Nicht Carola Rackete: Das Problem für Salvini sind die Schlepper
An Rackete will Salvini ein medienwirksames Exempel statuieren. Doch ein viel grösseres Problem hat Italiens Innenminister mit neuen Strategien der Schlepper.
Das Wichtigste in Kürze
- Sea-Watch-Kapitänin Carola Rackete soll in Italien angeklagt werden.
- Gleichzeitig kommen weiterhin viele Flüchtlinge übers Mittelmeer nach Italien.
- Schlepper setzten immer mehr auf die Mutterschiff- und Jacht-Methode.
Italiens Innenminister Matteo Salvini donnert und wütet: Carola Rackete sei eine «Kriminelle» die ein «Piratenschiff» gesteuert habe. Für ihn ist klar: Sie gehöre ins Gefängnis.
Schon zuvor bezeichnete Salvini die Seenotretter immer wieder als Komplizen der Schmuggler.

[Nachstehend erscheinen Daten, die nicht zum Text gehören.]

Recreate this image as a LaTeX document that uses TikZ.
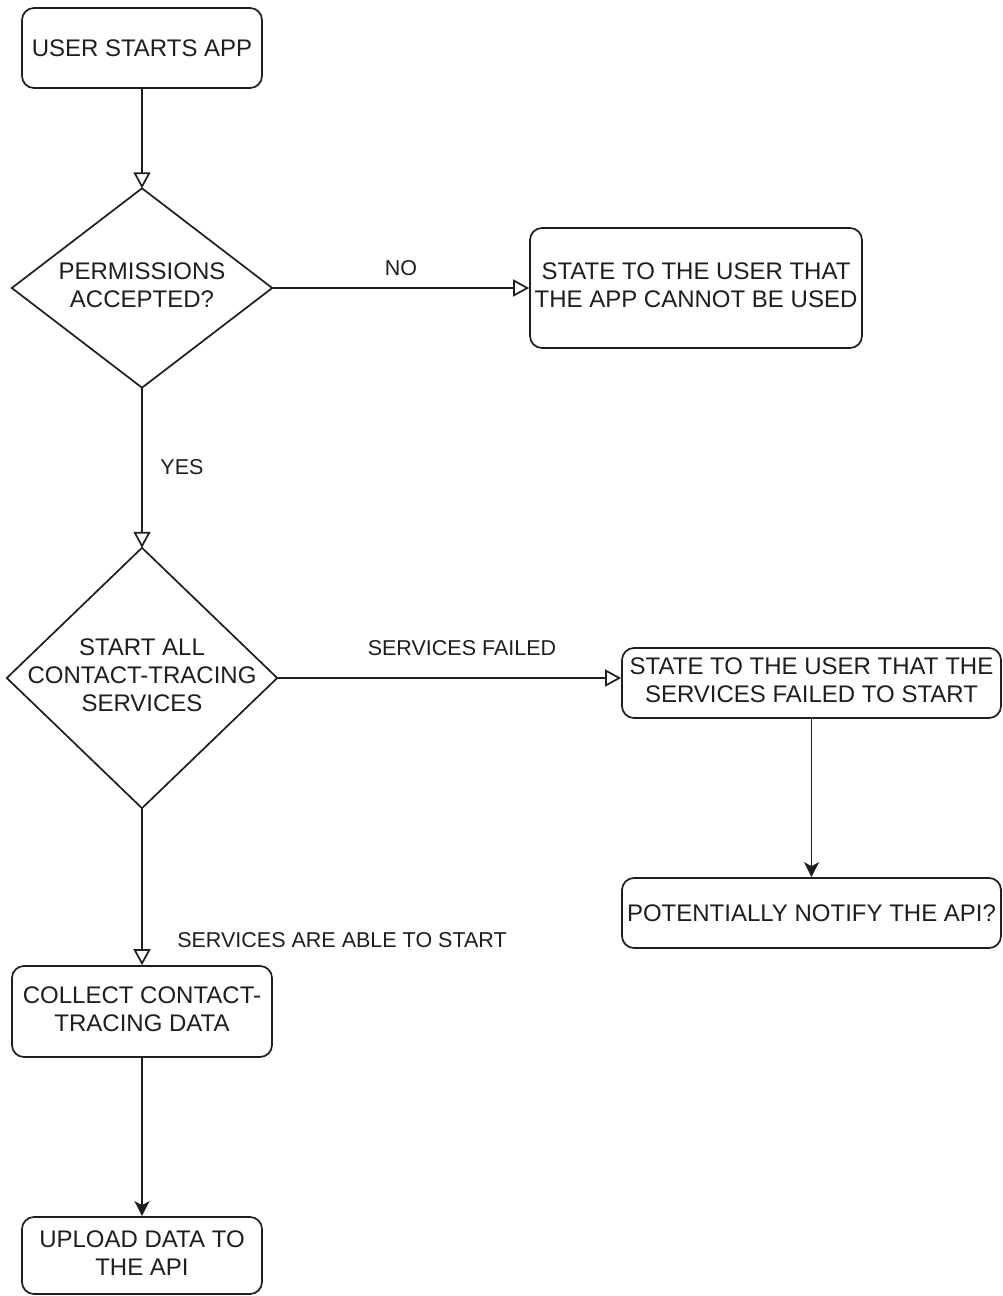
\documentclass[tikz,border=0pt]{standalone}
\usepackage{fontspec}
\setmainfont{Liberation Sans}
\usetikzlibrary{arrows.meta}
\definecolor{ink}{HTML}{1E1E1E}
\tikzset{
  box/.style={draw=ink, line width=1.7pt, rounded corners=12pt, align=center, text=ink,
    font=\fontsize{24}{28}\selectfont, inner sep=0pt},
  dia/.style={draw=none, align=center, text=ink, font=\fontsize{24}{28}\selectfont, inner sep=0pt},
  diaedge/.style={draw=ink, line width=1.7pt, line join=miter},
  lbl/.style={text=ink, font=\fontsize{21.5}{26}\selectfont, inner sep=0pt},
  openarr/.style={draw=ink, line width=1.7pt, -{Triangle[open, length=16pt, width=17pt]}},
  fillarr/.style={draw=ink, line width=1.7pt, -{Stealth[length=15pt, width=15pt, inset=4pt]}},
}
\begin{document}
\begin{tikzpicture}[x=1pt, y=-1pt]
\useasboundingbox[fill=white] (0,0) rectangle (1002,1296);

\node[box, minimum width=240pt, minimum height=80pt] (start) at (142,48) {USER STARTS APP};

\node[dia, minimum width=260pt, minimum height=199pt] (perm) at (142,288) {PERMISSIONS\\ACCEPTED?\vphantom{g}};
\draw[diaedge] (perm.north) -- (perm.east) -- (perm.south) -- (perm.west) -- cycle;

\node[box, minimum width=332pt, minimum height=120pt] (nouse) at (696,288) {STATE TO THE USER THAT\\THE APP CANNOT BE USED\vphantom{g}};

\node[dia, minimum width=270pt, minimum height=260pt] (svc) at (142,678) {START ALL\\CONTACT-TRACING\\SERVICES\vphantom{g}};
\draw[diaedge] (svc.north) -- (svc.east) -- (svc.south) -- (svc.west) -- cycle;

\node[box, minimum width=379pt, minimum height=70pt] (fail) at (811.5,683) {STATE TO THE USER THAT THE\\SERVICES FAILED TO START\vphantom{g}};

\node[box, minimum width=379pt, minimum height=70pt] (notify) at (811.5,913) {POTENTIALLY NOTIFY THE API?};

\node[box, minimum width=260pt, minimum height=91pt] (collect) at (142,1011.5) {COLLECT CONTACT-\\TRACING DATA\vphantom{g}};

\node[box, minimum width=240pt, minimum height=77pt] (upload) at (142,1255.5) {UPLOAD DATA TO\\THE API\vphantom{g}};

% connectors
\draw[openarr] (start.south) -- (perm.north);
\draw[openarr] (perm.east) -- (perm.east -| nouse.west);
\draw[openarr] (perm.south) -- (svc.north);
\draw[openarr] (svc.east) -- (svc.east -| fail.west);
\draw[openarr] (svc.south) -- (collect.north);
\draw[fillarr] (fail.south) -- (notify.north);
\draw[fillarr] (collect.south) -- (upload.north);

% labels
\node[lbl] (lno) at (401,268) {NO};
\node[lbl] (lyes) at (182,467) {YES};
\node[lbl] (lfail) at (462,648) {SERVICES FAILED};
\node[lbl] (lok) at (342,940) {SERVICES ARE ABLE TO START};
\end{tikzpicture}
\end{document}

Sie würden die Migranten auf die gefährliche Fahrt ins Mittelmeer schicken. Nun scheint er an Rackete medienwirksam ein Exempel statuieren zu wollen.
Doch Zahlen zeigen, Salvini hat ein noch viel grösseres Problem, als die Seenotretter. Zwei Wochen tuckerte die «Sea-Watch 3» ausserhalb der Hoheitsgewässer vor Lampedusa herum.

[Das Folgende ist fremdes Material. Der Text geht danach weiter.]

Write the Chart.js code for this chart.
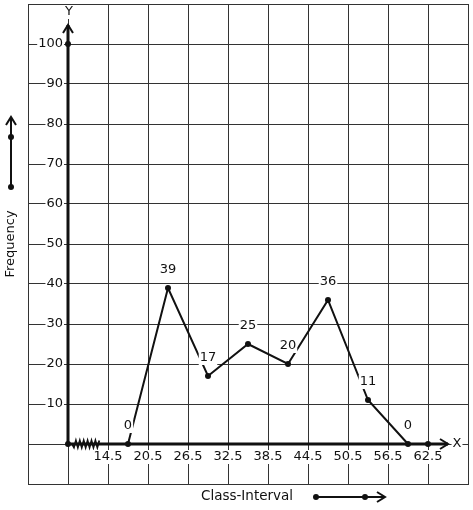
<!DOCTYPE html>
<html>
<head>
<meta charset="utf-8">
<script src="https://cdn.jsdelivr.net/npm/chart.js@4.4.0/dist/chart.umd.min.js"></script>
<style>
    html, body { margin: 0; padding: 0; background: #fff; }
    #wrap { width: 473px; height: 510px; }
</style>
</head>
<body>
<div id="wrap"><canvas id="myChart" width="473" height="510"></canvas></div>
<script>
(function(){
    'use strict';

    // class marks and frequencies of the polygon
    const classMarks = [17.5, 23.5, 29.5, 35.5, 41.5, 47.5, 53.5, 59.5];
    const frequencies = [0, 39, 17, 25, 20, 36, 11, 0];

    // axis tick labels
    const xTickLabels = ['14.5', '20.5', '26.5', '32.5', '38.5', '44.5', '50.5', '56.5', '62.5'];
    const yTickLabels = [10, 20, 30, 40, 50, 60, 70, 80, 90, 100];

    const xOrigin = 8.5;
    const xLastMark = 62.5;
    const yTopMark = 100;

    const font = '"DejaVu Sans", sans-serif';
    const ink = '#111';

    function boxedText(c, txt, x, y, align){
        const w = c.measureText(txt).width;
        let left = x;
        if (align === 'center') left = x - w / 2;
        if (align === 'right') left = x - w;
        c.fillStyle = '#fff';
        c.fillRect(left - 1, y - 7, w + 2, 14);
        c.fillStyle = ink;
        c.textAlign = align;
        c.textBaseline = 'middle';
        c.fillText(txt, x, y);
    }

    function dot(c, x, y){
        c.beginPath();
        c.arc(x, y, 3, 0, Math.PI * 2);
        c.fillStyle = ink;
        c.fill();
    }

    function arrowUp(c, x, y){
        c.beginPath();
        c.moveTo(x - 5, y + 8);
        c.lineTo(x, y);
        c.lineTo(x + 5, y + 8);
        c.stroke();
    }

    function arrowRight(c, x, y){
        c.beginPath();
        c.moveTo(x - 8, y - 5);
        c.lineTo(x, y);
        c.lineTo(x - 8, y + 5);
        c.stroke();
    }

    const axesDecor = {
        id: 'axesDecor',
        beforeDatasetsDraw(chart){
            const c = chart.ctx;
            const xs = chart.scales.x;
            const ys = chart.scales.y;
            const ox = xs.getPixelForValue(xOrigin);
            const oy = ys.getPixelForValue(0);
            const area = chart.chartArea;

            c.save();
            c.strokeStyle = ink;
            c.lineWidth = 3;
            c.lineCap = 'butt';

            // y axis
            c.beginPath();
            c.moveTo(ox, oy);
            c.lineTo(ox, area.top + 21);
            c.stroke();
            c.lineWidth = 2;
            arrowUp(c, ox, area.top + 21);

            // x axis
            c.lineWidth = 3;
            c.beginPath();
            c.moveTo(ox, oy);
            c.lineTo(area.right - 20, oy);
            c.stroke();
            c.lineWidth = 2;
            arrowRight(c, area.right - 20, oy);

            // break mark on x axis
            c.lineWidth = 1.8;
            c.beginPath();
            for (let i = 0; i <= 14; i++){
                const px = ox + 4 + i * 1.95;
                const py = i === 0 ? oy : (i % 2 ? oy + 3.5 : oy - 3.5);
                if (i === 0) c.moveTo(px, py); else c.lineTo(px, py);
            }
            c.stroke();

            c.font = '13px ' + font;
            boxedText(c, 'Y', ox + 1, area.top + 8, 'center');
            boxedText(c, 'X', area.right - 11, oy, 'center');

            yTickLabels.forEach(function(v){
                boxedText(c, String(v), ox - 5, ys.getPixelForValue(v), 'right');
            });
            xTickLabels.forEach(function(t){
                boxedText(c, t, xs.getPixelForValue(parseFloat(t)), oy + 13, 'center');
            });

            // axis titles with their arrows
            c.font = '13px ' + font;
            const fx = area.left - 17;
            c.save();
            c.translate(fx, 244);
            c.rotate(-Math.PI / 2);
            c.fillStyle = ink;
            c.textAlign = 'center';
            c.textBaseline = 'middle';
            c.fillText('Frequency', 0, 0);
            c.restore();
            c.lineWidth = 2;
            c.beginPath();
            c.moveTo(fx, 187);
            c.lineTo(fx, 118);
            c.stroke();
            arrowUp(c, fx, 117);
            dot(c, fx, 187);
            dot(c, fx, 137);

            const cy = area.bottom + 12;
            c.fillStyle = ink;
            c.textAlign = 'center';
            c.textBaseline = 'middle';
            c.font = '13.5px ' + font;
            c.fillText('Class-Interval', 247, cy);
            c.beginPath();
            c.moveTo(316, cy + 1);
            c.lineTo(384, cy + 1);
            c.stroke();
            arrowRight(c, 385, cy + 1);
            dot(c, 316, cy + 1);
            dot(c, 365, cy + 1);

            c.restore();
        },
        afterDatasetsDraw(chart){
            const c = chart.ctx;
            const xs = chart.scales.x;
            const ys = chart.scales.y;
            const meta = chart.getDatasetMeta(0);
            c.save();
            c.font = '13px ' + font;
            meta.data.forEach(function(pt, i){
                boxedText(c, String(frequencies[i]), pt.x, pt.y - 18, 'center');
            });
            dot(c, xs.getPixelForValue(xOrigin), ys.getPixelForValue(0));
            dot(c, xs.getPixelForValue(xOrigin), ys.getPixelForValue(yTopMark));
            dot(c, xs.getPixelForValue(xLastMark), ys.getPixelForValue(0));
            c.restore();
        }
    };

    const ctx = document.querySelector('#myChart');

    new Chart(ctx, {
        type: 'line',
        data: {
            datasets: [
                {
                    label: 'Frequency',
                    data: classMarks.map(function(x, i){ return { x: x, y: frequencies[i] }; }),
                    borderColor: ink,
                    backgroundColor: ink,
                    borderWidth: 2,
                    pointRadius: 3,
                    pointBackgroundColor: ink,
                    pointBorderWidth: 0,
                    fill: false,
                    tension: 0
                }
            ]
        },
        options: {
            responsive: false,
            animation: false,
            layout: { padding: { left: 28, top: 4, right: 5, bottom: 26 } },
            plugins: {
                legend: { display: false },
                tooltip: { enabled: false }
            },
            scales: {
                x: {
                    type: 'linear',
                    min: 2.5,
                    max: 68.5,
                    ticks: { stepSize: 6, display: false },
                    grid: { color: '#333', lineWidth: 1, drawTicks: false },
                    border: { display: true, color: '#333', width: 1 }
                },
                y: {
                    type: 'linear',
                    min: -10,
                    max: 110,
                    ticks: { stepSize: 10, display: false },
                    grid: { color: '#333', lineWidth: 1, drawTicks: false },
                    border: { display: true, color: '#333', width: 1 }
                }
            }
        },
        plugins: [axesDecor]
    });
})();
</script>
</body>
</html>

Laut offiziellen Zahlen des italienischen Innenministeriums kamen gleichzeitig 312 Menschen über das Mittelmeer ins Land. Also rund sechs Mal so viele, wie auf dem Schiff von Rackete. Dies schreibt «Tagesschau.de».
Eine Zahl, über die Salvini nicht gerne redet. Denn sie zeigt, dass seine Strategie der geschlossenen Häfen nicht die erhoffte Wirkung hat.
Schlepper haben Strategie verändert
Seit einigen Wochen beobachtet das Flüchtlingshilfswerk der Vereinten Nationen UNHCR, dass die Menschenschlepper ihre Strategien angepasst haben. Gemäss Federico Fossi vom UNHCR führe die Schliessung der Häfen dazu, «dass die Schlepper jetzt verstärkt Methoden nutzten, die es den Passagieren erlauben sollen, direkt ins Zielland zu kommen, ohne abgefangen zu werden.»
Dabei komme immer öfters der sogenannte Mutterschiff-Trick zum Einsatz. Dabei werden die Flüchtlinge unter Deck eines grösseren Schiffes versteckt. Dann fährt das Mutterschiff in italienisches Hoheitsgewässer und setzt die Menschen in kleine Holz- oder Kunststoffboote.
Weil sich die kleinen Boote in italienischen Gewässern befinden, muss die Küstenwache die aufgegriffenen Flüchtlinge in einen ihrer Häfen bringen.
Schlepper, die von der Türkei und Griechenland aus operieren, setzten gemäss UNHCR derzeit auch auf die Jacht-Methode. Flüchtlinge und Migranten würden dabei auf Segelschiffen nach Italien geschleust.
Das setze die Küstenwache vor grosse Schwierigkeiten, «weil diese Boote sozusagen getarnt sind zwischen den vielen anderen Segelbooten, die im Sommer auf dem Mittelmeer unterwegs sind», so Fossi.
Gefahr zu sterben immer noch hoch
Trotz besserer Schiffe und angepassten Methoden der Schlepper sei für die Flüchtenden die Gefahr zu sterben immer noch sehr hoch. Laut dem Flüchtlingshilfswerk komme derzeit jeder sechste Flüchtling und Migrant, der versucht von Libyen aus Italien oder Malta zu erreichen, ums Leben.